Cordilleran Section - 113th Annual Meeting - 2017

Paper No. 52-8
Presentation Time: 8:30 AM-5:00 PM

PETROGRAPHY AND GEOCHEMISTRY OF MOUNT ST. HELENS INCLUSIONS AND HOST DACITES: IMPLICATIONS FOR MAGMA TRANSPORT AND STORAGE BENEATH ARC VOLCANOES


SHARP, Emily, Department of Earth and Environmental Sciences, Vanderbilt University, 5726 Stevenson Center, Nashville, TN 37240, CLAIBORNE, Lily L., Earth and Environmental Sciences, Vanderbilt University, 2301 Vanderbilt Pl., Nashville, TN 37235, FOLEY, Michelle L., Department of Earth and Environmental Sciences, Vanderbilt University, Nashville, TN 37235 and CRIBB, Warner, Geosciences, Middle Tennessee State University, Murfreesboro, TN 37132, emily.k.sharp@vanderbilt.edu

Mount St. Helens (MSH), a Cascade Arc volcano, shows evidence of eruption since ~300 ka. While melts and major phases are young, suggesting rapid transport from generation to eruption, zircons require that material is stored in the magmatic system for extended periods and is then entrained and erupted by younger magmas. It is unclear how these magmas are stored: as solid rock or melt-bearing mush. Crystal-rich inclusions in erupted lavas may provide information on the conditions and state of stored material. We characterize petrography and geochemistry of dacites from the Pine Creek period and an inclusion to evaluate the physical character of the zircon-bearing materials stored in the MSH system.

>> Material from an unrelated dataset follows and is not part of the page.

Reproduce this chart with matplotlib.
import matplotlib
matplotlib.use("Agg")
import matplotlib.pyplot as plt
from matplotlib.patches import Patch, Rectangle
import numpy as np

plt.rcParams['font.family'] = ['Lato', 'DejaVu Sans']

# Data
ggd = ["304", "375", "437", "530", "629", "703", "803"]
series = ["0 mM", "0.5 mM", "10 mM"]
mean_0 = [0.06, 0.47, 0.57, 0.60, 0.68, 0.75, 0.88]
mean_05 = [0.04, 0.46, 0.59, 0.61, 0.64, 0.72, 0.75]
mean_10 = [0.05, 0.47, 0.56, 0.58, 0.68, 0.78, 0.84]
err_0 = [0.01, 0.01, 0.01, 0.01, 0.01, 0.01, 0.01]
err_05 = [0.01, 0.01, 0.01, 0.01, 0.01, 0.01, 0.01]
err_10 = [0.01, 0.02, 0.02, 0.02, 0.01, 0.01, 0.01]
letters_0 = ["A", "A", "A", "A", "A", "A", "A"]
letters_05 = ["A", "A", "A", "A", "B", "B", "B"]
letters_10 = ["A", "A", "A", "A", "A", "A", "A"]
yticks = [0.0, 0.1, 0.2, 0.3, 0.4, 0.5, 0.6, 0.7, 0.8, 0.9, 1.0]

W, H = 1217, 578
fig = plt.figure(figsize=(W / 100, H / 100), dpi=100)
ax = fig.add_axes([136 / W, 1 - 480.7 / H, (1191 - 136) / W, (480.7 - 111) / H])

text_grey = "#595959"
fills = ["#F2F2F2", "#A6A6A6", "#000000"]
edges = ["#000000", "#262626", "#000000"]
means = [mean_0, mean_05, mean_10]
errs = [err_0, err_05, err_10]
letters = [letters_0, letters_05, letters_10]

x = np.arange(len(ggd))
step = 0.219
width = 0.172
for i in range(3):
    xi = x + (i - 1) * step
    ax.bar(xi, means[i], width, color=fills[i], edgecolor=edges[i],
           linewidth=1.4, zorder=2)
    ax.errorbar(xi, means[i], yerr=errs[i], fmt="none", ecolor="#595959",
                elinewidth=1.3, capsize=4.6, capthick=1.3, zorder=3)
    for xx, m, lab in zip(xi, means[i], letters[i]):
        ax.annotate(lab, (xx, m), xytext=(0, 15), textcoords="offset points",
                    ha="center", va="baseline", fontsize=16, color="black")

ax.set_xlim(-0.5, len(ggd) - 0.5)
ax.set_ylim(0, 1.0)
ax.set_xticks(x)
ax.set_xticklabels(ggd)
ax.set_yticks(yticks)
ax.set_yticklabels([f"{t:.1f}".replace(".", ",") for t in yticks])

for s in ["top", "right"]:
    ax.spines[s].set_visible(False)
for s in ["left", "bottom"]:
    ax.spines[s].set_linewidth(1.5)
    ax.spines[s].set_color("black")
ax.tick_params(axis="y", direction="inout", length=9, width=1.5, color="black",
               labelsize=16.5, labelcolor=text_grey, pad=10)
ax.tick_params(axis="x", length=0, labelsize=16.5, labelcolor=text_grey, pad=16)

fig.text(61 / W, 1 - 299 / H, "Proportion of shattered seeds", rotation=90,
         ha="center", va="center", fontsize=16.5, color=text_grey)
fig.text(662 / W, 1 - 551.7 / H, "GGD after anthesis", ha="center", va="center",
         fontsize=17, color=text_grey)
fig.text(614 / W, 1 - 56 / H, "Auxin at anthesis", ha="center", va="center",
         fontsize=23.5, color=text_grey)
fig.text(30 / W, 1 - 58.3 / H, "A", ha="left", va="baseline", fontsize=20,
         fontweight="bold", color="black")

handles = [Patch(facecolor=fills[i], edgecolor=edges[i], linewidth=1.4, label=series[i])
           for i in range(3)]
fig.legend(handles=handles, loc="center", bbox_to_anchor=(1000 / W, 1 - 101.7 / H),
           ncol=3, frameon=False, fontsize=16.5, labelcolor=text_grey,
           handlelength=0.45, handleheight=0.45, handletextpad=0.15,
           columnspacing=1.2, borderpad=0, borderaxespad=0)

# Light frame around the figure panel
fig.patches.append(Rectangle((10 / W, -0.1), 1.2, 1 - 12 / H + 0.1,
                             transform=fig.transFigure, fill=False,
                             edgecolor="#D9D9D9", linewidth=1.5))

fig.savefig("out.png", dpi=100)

Pine Creek age dacite hosts (3.9-3.3ka) are porphyritic (30-40% phenocrysts) with large subhedral plag (0.5-2mm) and cpx (~0.75mm) in a fine groundmass. Inclusions have larger, uniform crystals (60-70% phenocrysts) showing no evidence of resorption, including euhedral plag (0.1-0.9mm), acicular apmh (≤4mm) and pyx. Hosts (62-66 wt% SiO2,  16.2-18.5 wt% Al2O3, 5.8-6.1 wt% Na2O+K2O) are chemically more evolved than inclusions (57-59 wt% SiO2, ~17.3 wt% Al2O3, 5.4-6.2 wt% Na2O+K2O). Trace elements are more similar: ~360-460ppm Sr,300-340ppm Ba, and 252-307ppm Zr in hosts and 350-480ppm Sr, 244-315ppm Ba, and 205-284ppm Zr in inclusions. Host plagioclase show calcic cores and sodic rims, while inclusions lack this concentric zoning. Inclusion zircons demonstrate one U-Th age (an anomaly among the complex populations typical of MSH rocks) of ~18ka, (age of Cougar eruptions). Al-in-amphibole barometry suggests inclusions crystallized at a shallower location while hosts formed deeper in the crust. Zircon saturation thermometry indicates 735-767oC (hosts) and 697-744oC (inclusions).

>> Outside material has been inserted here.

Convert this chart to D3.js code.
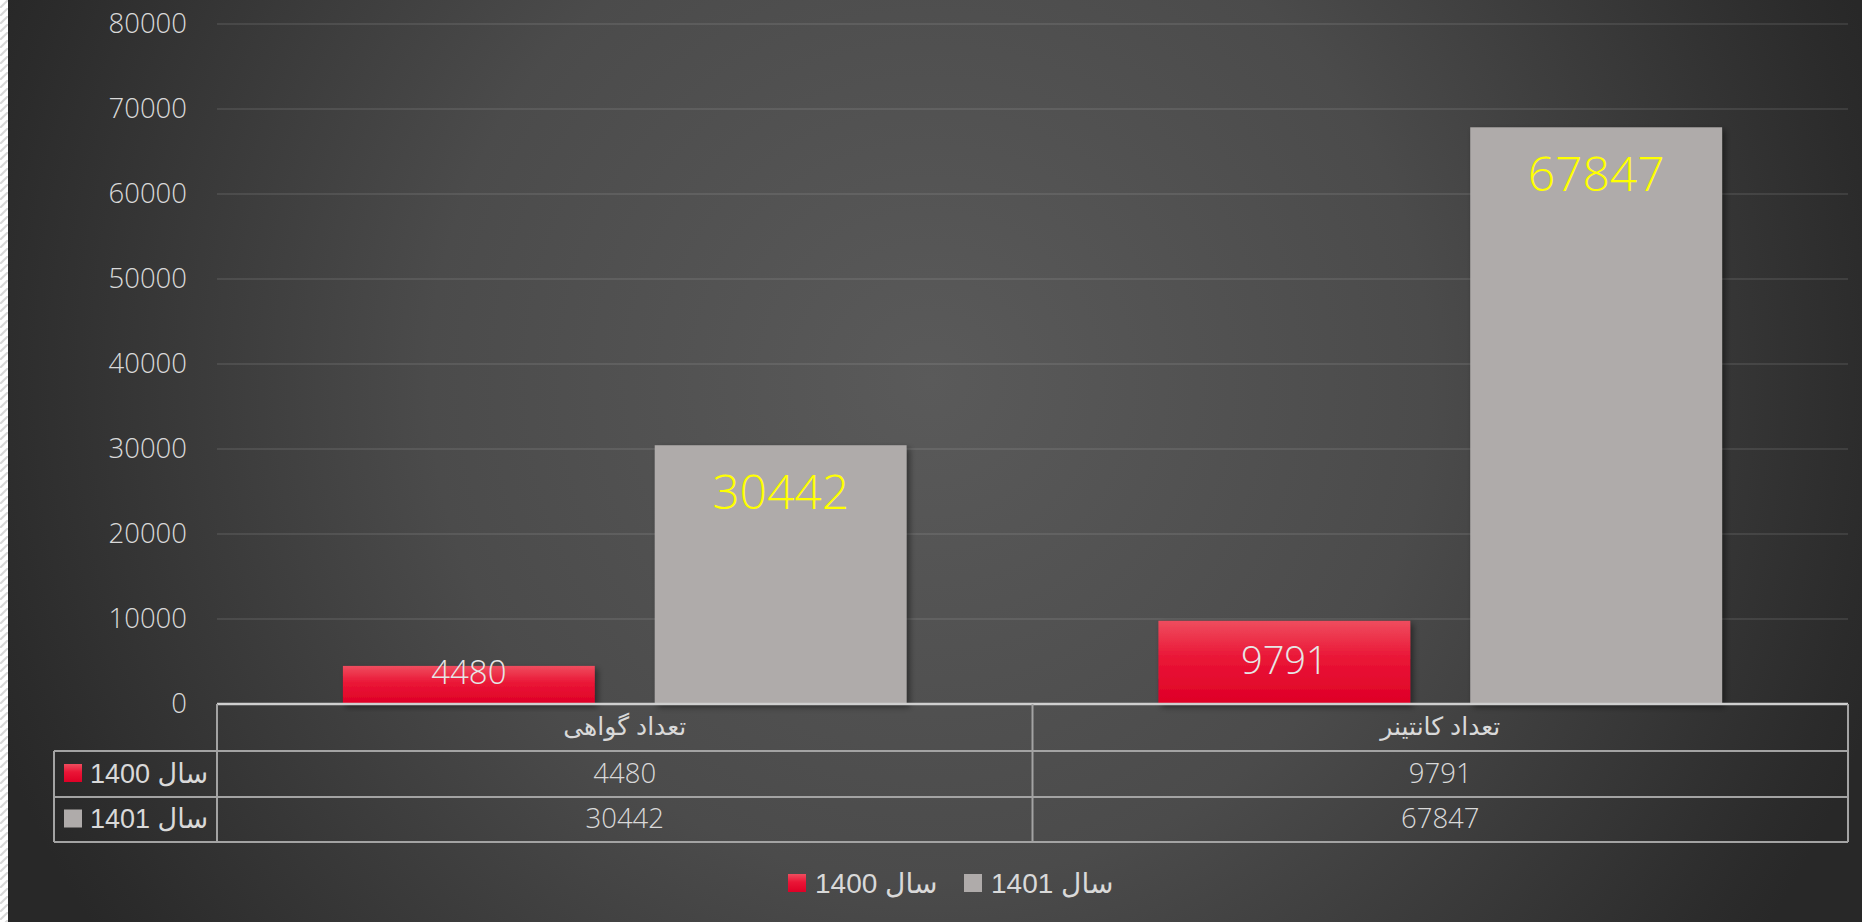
<!DOCTYPE html>
<html>
<head>
<meta charset="utf-8">
<script src="https://cdn.jsdelivr.net/npm/d3@7"></script>
<style>
  html, body { margin: 0; padding: 0; background: #ffffff; overflow: hidden; }
  svg { display: block; }
</style>
</head>
<body>
<script>

// ----- data ----- //
var categories = ["تعداد گواهی", "تعداد کانتینر"]
var seriesNames = ["سال 1400", "سال 1401"]
var values1400 = [4480, 9791]
var values1401 = [30442, 67847]
var yTicks = [0, 10000, 20000, 30000, 40000, 50000, 60000, 70000, 80000]

var seriesColors = ["url(#redGrad)", "#afabaa"]
var labelColors = ["#e6e6e6", "#ffff00"]

var allSeries = [values1400, values1401]

// ----- svg ----- //
var W = 1862, H = 922
var svg = d3.select("body")
    .append("svg")
    .attr("width", W)
    .attr("height", H)

var defs = svg.append("defs")

var bg = defs.append("radialGradient")
    .attr("id", "bgGrad")
    .attr("gradientUnits", "userSpaceOnUse")
    .attr("cx", 930).attr("cy", 380).attr("r", 1000)
bg.append("stop").attr("offset", "0").attr("stop-color", "#5a5a5a")
bg.append("stop").attr("offset", "0.5").attr("stop-color", "#4b4b4b")
bg.append("stop").attr("offset", "0.95").attr("stop-color", "#2b2b2b")
bg.append("stop").attr("offset", "1").attr("stop-color", "#282828")

var red = defs.append("linearGradient")
    .attr("id", "redGrad")
    .attr("x1", 0).attr("y1", 0).attr("x2", 0).attr("y2", 1)
red.append("stop").attr("offset", "0").attr("stop-color", "#ef4d5e")
red.append("stop").attr("offset", "0.45").attr("stop-color", "#ea1536")
red.append("stop").attr("offset", "1").attr("stop-color", "#de0026")

var hatch = defs.append("pattern")
    .attr("id", "hatch")
    .attr("patternUnits", "userSpaceOnUse")
    .attr("width", 8).attr("height", 8)
hatch.append("rect").attr("width", 8).attr("height", 8).attr("fill", "#ffffff")
hatch.append("path").attr("d", "M0,8 L8,0").attr("stroke", "#d8d8d8").attr("stroke-width", 2)

var shadow = defs.append("filter")
    .attr("id", "shadow")
    .attr("x", "-10%").attr("y", "-10%").attr("width", "130%").attr("height", "130%")
shadow.append("feDropShadow")
    .attr("dx", 3).attr("dy", 3).attr("stdDeviation", 3)
    .attr("flood-color", "#000").attr("flood-opacity", 0.45)

// background + left strip
svg.append("rect").attr("x", 0).attr("y", 0).attr("width", 8).attr("height", H).attr("fill", "url(#hatch)")
svg.append("rect").attr("x", 8).attr("y", 0).attr("width", W - 8).attr("height", H).attr("fill", "url(#bgGrad)")

// ----- scales ----- //
var plotLeft = 217, plotRight = 1848, plotTop = 24, plotBottom = 704

var x0 = d3.scaleBand()
    .domain(categories)
    .range([plotLeft, plotRight])

var x1 = d3.scaleBand()
    .domain([0, 1])
    .range([0, x0.bandwidth()])
    .paddingInner(60 / 312)
    .paddingOuter(126 / 312)

var y = d3.scaleLinear()
    .domain([0, 80000])
    .range([plotBottom, plotTop])

// gridlines
svg.append("g")
    .selectAll("line")
    .data(yTicks.filter(function (d) { return d > 0 }))
    .enter()
    .append("line")
    .attr("x1", plotLeft).attr("x2", plotRight)
    .attr("y1", function (d) { return y(d) }).attr("y2", function (d) { return y(d) })
    .attr("stroke", "rgba(217,217,217,0.11)")
    .attr("stroke-width", 2)

// y axis
var yAxis = svg.append("g")
    .attr("transform", "translate(" + plotLeft + ",0)")
    .call(d3.axisLeft(y).tickValues(yTicks).tickSize(0).tickPadding(30).tickFormat(d3.format("d")))
yAxis.select(".domain").remove()
yAxis.selectAll("text")
    .attr("fill", "#d9d9d9")
    .style("font-family", "'Open Sans', 'DejaVu Sans', sans-serif")
    .style("font-weight", 300)
    .style("font-size", "27.5px")

// ----- bars ----- //
var groups = svg.selectAll(".cat")
    .data(categories)
    .enter()
    .append("g")
    .attr("class", "cat")
    .attr("transform", function (d) { return "translate(" + x0(d) + ",0)" })

var barData = function (d, ci) {
    return allSeries.map(function (s, si) { return { si: si, v: s[ci] } })
}

groups.selectAll(".bar")
    .data(barData)
    .enter()
    .append("rect")
    .attr("class", "bar")
    .attr("x", function (d) { return x1(d.si) })
    .attr("y", function (d) { return y(d.v) })
    .attr("width", x1.bandwidth())
    .attr("height", function (d) { return y(0) - y(d.v) })
    .attr("fill", function (d) { return seriesColors[d.si] })
    .attr("filter", "url(#shadow)")

// data labels (inside end)
groups.selectAll(".lbl")
    .data(barData)
    .enter()
    .append("text")
    .attr("class", "lbl")
    .attr("x", function (d) { return x1(d.si) + x1.bandwidth() / 2 })
    .attr("y", function (d) {
        var top = y(d.v), h = y(0) - y(d.v)
        var off = d.si === 1 ? 46 : 40
        if (h < 2 * off) return top + h * 0.15
        return top + off
    })
    .attr("dy", "0.36em")
    .attr("text-anchor", "middle")
    .attr("fill", function (d) { return labelColors[d.si] })
    .style("font-family", "'Open Sans', 'DejaVu Sans', sans-serif")
    .style("font-weight", 300)
    .style("font-size", function (d) {
        var h = y(0) - y(d.v)
        if (d.si === 1) return "48px"
        return h < 80 ? "33px" : "38px"
    })
    .text(function (d) { return d.v })

// ----- data table ----- //
var rowTops = [704, 751, 797, 842]
var tableLeft = 54
var lineColor = "#a3a3a3"
var table = svg.append("g")

// horizontal lines
table.append("line")
    .attr("x1", plotLeft).attr("x2", plotRight).attr("y1", rowTops[0]).attr("y2", rowTops[0])
    .attr("stroke", "#cfcfcf").attr("stroke-width", 2.5)
table.selectAll(".hl")
    .data(rowTops.slice(1))
    .enter()
    .append("line")
    .attr("class", "hl")
    .attr("x1", tableLeft).attr("x2", plotRight)
    .attr("y1", function (d) { return d }).attr("y2", function (d) { return d })
    .attr("stroke", lineColor).attr("stroke-width", 2)

// vertical lines
var vLines = [plotLeft].concat(categories.map(function (c) { return x0(c) + x0.bandwidth() }))
table.selectAll(".vl")
    .data(vLines)
    .enter()
    .append("line")
    .attr("class", "vl")
    .attr("x1", function (d) { return d }).attr("x2", function (d) { return d })
    .attr("y1", rowTops[0]).attr("y2", rowTops[3])
    .attr("stroke", lineColor).attr("stroke-width", 2)
table.append("line")
    .attr("x1", tableLeft).attr("x2", tableLeft).attr("y1", rowTops[1]).attr("y2", rowTops[3])
    .attr("stroke", lineColor).attr("stroke-width", 2)

// header row
table.selectAll(".hdr")
    .data(categories)
    .enter()
    .append("text")
    .attr("class", "hdr")
    .attr("x", function (d) { return x0(d) + x0.bandwidth() / 2 })
    .attr("y", (rowTops[0] + rowTops[1]) / 2)
    .attr("dy", "0.3em")
    .attr("text-anchor", "middle")
    .attr("fill", "#d9d9d9")
    .style("font-family", "'Liberation Sans', 'DejaVu Sans', sans-serif")
    .style("font-size", "25px")
    .text(function (d) { return d })

// value rows
allSeries.forEach(function (s, si) {
    var cy = (rowTops[si + 1] + rowTops[si + 2]) / 2 - 1
    table.selectAll(".v" + si)
        .data(s)
        .enter()
        .append("text")
        .attr("class", "v" + si)
        .attr("x", function (d, i) { return x0(categories[i]) + x0.bandwidth() / 2 })
        .attr("y", cy)
        .attr("dy", "0.36em")
        .attr("text-anchor", "middle")
        .attr("fill", "#d9d9d9")
        .style("font-family", "'Open Sans', 'DejaVu Sans', sans-serif")
        .style("font-weight", 300)
        .style("font-size", "27.5px")
        .text(function (d) { return d })

    table.append("rect")
        .attr("x", 64).attr("y", cy - 9)
        .attr("width", 18).attr("height", 18)
        .attr("fill", seriesColors[si])
    table.append("text")
        .attr("x", 90).attr("y", cy)
        .attr("dy", "0.36em")
        .attr("fill", "#d9d9d9")
        .style("font-family", "'Liberation Sans', 'DejaVu Sans', sans-serif")
        .style("font-size", "27px")
        .text(seriesNames[si])
})

// ----- legend ----- //
var legend = svg.append("g")
    .attr("transform", "translate(788,883)")

var items = legend.selectAll(".item")
    .data(seriesNames)
    .enter()
    .append("g")
    .attr("class", "item")
    .attr("transform", function (d, i) { return "translate(" + (i * 176) + ",0)" })

items.append("rect")
    .attr("x", 0).attr("y", -9)
    .attr("width", 18).attr("height", 18)
    .attr("fill", function (d, i) { return seriesColors[i] })

items.append("text")
    .attr("x", 27).attr("y", 0)
    .attr("dy", "0.36em")
    .attr("fill", "#d9d9d9")
    .style("font-family", "'Liberation Sans', 'DejaVu Sans', sans-serif")
    .style("font-size", "28px")
    .text(function (d) { return d })

</script>
</body>
</html>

Textures, WR compositions, and plagioclase zoning suggest that the inclusion formed slowly at lower pressures than the main erupted magma. Together, these data suggest that a batch of Cougar Stage magma was stored for ~15 kyr, cooled to a crystal-rich mush, and was then entrained by the Pine Creek magma, remaining relatively unchanged as it traveled through the crust toward eruption. This has implications for the speed of magma transport and for the conditions and physical state of magma storage beneath active arc volcanoes.